There were a couple of reed-filled meres on my left but I think they had dried up as I came across a pile of dead fish. Apparently there hasn’t been much rain here this year. I was told that the micro-climate around Chesil Beach means it is particularly warm, so I chose the worst day to walk it: the hottest day of the year!
Too many times the path ended up on the shingle and that made the walking very tough. I think I prefer hills!
Finally the path turned inland to Abbotsbury and I got a great view of St Catherine’s Chapel atop the hill before the town.
In spite of the wind, the sunshine and heat was brutal and I was wilting. I was pleased with how I managed my day though because I started early and arrived at Abbotsbury at midday, pub opening time. I went straight into the Ilchester Arms and had 2.5 hours off. I drank 3 pints (of water and OJ and lemonade), ate a big lunch with salty fries, and cooled down enough to re-slather myself in suncream.
Abbotsbury is a picture postcard town that reminded me of the Cotswolds; all stone and thatch. Chatting to the pub manager I learned that 90% of the town is owned by one lady (apparently her family sold 10% to avoid having to pay for upkeep of the roads). She is a descendent of Mr Strangway, who “got rid of” the monks during the dissolution and thus was rewarded with all their land by King Henry VIII.
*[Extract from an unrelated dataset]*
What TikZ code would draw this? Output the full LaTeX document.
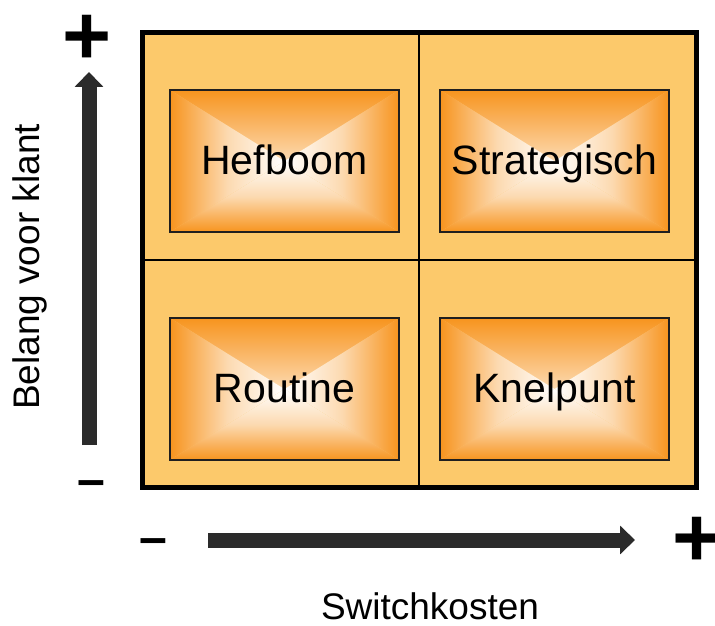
\documentclass[tikz,border=0pt]{standalone}
\usepackage{fontspec}
\setmainfont{Liberation Sans}
\usepackage{tikz}
\usetikzlibrary{arrows.meta, positioning}
\definecolor{PanelOrange}{HTML}{FCC96B}
\definecolor{BoxOrange}{HTML}{F7941E}
\definecolor{ArrowGray}{HTML}{2B2B2B}
\definecolor{EdgeGray}{HTML}{1F1F1F}

\tikzset{
  quadbox/.style={draw=EdgeGray, line width=1.2pt, minimum width=229pt, minimum height=142pt,
    inner sep=0pt, text height=29pt, text depth=3pt,
    font=\fontsize{41}{45}\selectfont,
    path picture={
      \shade[top color=BoxOrange, bottom color=white, middle color=BoxOrange!35]
        (path picture bounding box.north west) -- (path picture bounding box.north east)
        -- (path picture bounding box.center) -- cycle;
      \shade[bottom color=BoxOrange, top color=white, middle color=BoxOrange!35]
        (path picture bounding box.south west) -- (path picture bounding box.south east)
        -- (path picture bounding box.center) -- cycle;
      \shade[left color=BoxOrange, right color=white, middle color=BoxOrange!35]
        (path picture bounding box.north west) -- (path picture bounding box.south west)
        -- (path picture bounding box.center) -- cycle;
      \shade[right color=BoxOrange, left color=white, middle color=BoxOrange!35]
        (path picture bounding box.north east) -- (path picture bounding box.south east)
        -- (path picture bounding box.center) -- cycle;
    }},
  axisarrow/.style={ArrowGray, line width=15pt, -{Triangle[length=15pt, width=28pt]}},
  axislabel/.style={font=\fontsize{37}{40}\selectfont},
  plussign/.style={inner sep=0pt, font=\fontsize{84}{84}\selectfont\bfseries},
  minussign/.style={inner sep=0pt, font=\fontsize{50}{50}\selectfont\bfseries}
}

\begin{document}
\begin{tikzpicture}[x=1pt, y=-1pt]
  \useasboundingbox (0,0) rectangle (715,626);

  % Panel with quadrant lines
  \fill[PanelOrange] (142,33) rectangle (696,487);
  \draw[line width=1.2pt] (419,33) -- (419,487);
  \draw[line width=1.2pt] (142,260) -- (696,260);
  \draw[line width=5pt] (142,33) rectangle (696,487);

  % Quadrants
  \foreach \x/\y/\name/\lbl in {284.5/161/hefboom/Hefboom, 554.5/161/strategisch/Strategisch,
                                 284.5/389/routine/Routine, 554.5/389/knelpunt/Knelpunt}{
    \node[quadbox] (\name) at (\x,\y) {\lbl};
  }

  % Axes
  \coordinate (ylow) at (89,445);
  \coordinate (yhigh) at (89,72);
  \coordinate (xlow) at (208,540);
  \coordinate (xhigh) at (635,540);
  \draw[axisarrow] (ylow) -- (yhigh);
  \draw[axisarrow] (xlow) -- (xhigh);

  \node[plussign] (yplus) at (87,40) {+};
  \node[minussign] (yminus) at (91,489) {–};
  \node[minussign] (xminus) at (153,547) {–};
  \node[plussign] (xplus) at (697,542) {+};

  \node[axislabel, rotate=90] (ylabel) at (30,267) {Belang voor klant};
  \node[axislabel] (xlabel) at (430,606) {Switchkosten};
\end{tikzpicture}
\end{document}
Orcus, a steward of King Canute, founded a Benedictine Monastery in Abbotsbury in 1044. St Catherine’s Chapel was built in the 14th Century. The Abbey did not escape the dissolution, but the Chapel did because of its situation on the hill, being a landmark and a seamark as well as a great lookout.
King Henry VIII liked to eat swans and they were provided by the Abbotsbury Swannery. The swannery is a great tourist attraction and still has about 1000 swans (an eighth of what it used to have). I did not pay to go in.
I really liked Abbotsbury, with all its history and the amazing views from St Catherine’s Chapel. I could see Chesil Beach stretching for 8 miles to Portland, forming a barrier between the brackish water of The Fleet and the salty sea.
I had a couple of hours still to walk, a bit further inland of The Fleet, to reach my campsite. It was hot going and I arrived just after 5pm. The campsite had a clubhouse so I ate there and relaxed over another pint of water (chased down with a beer). It had been a wonderful day.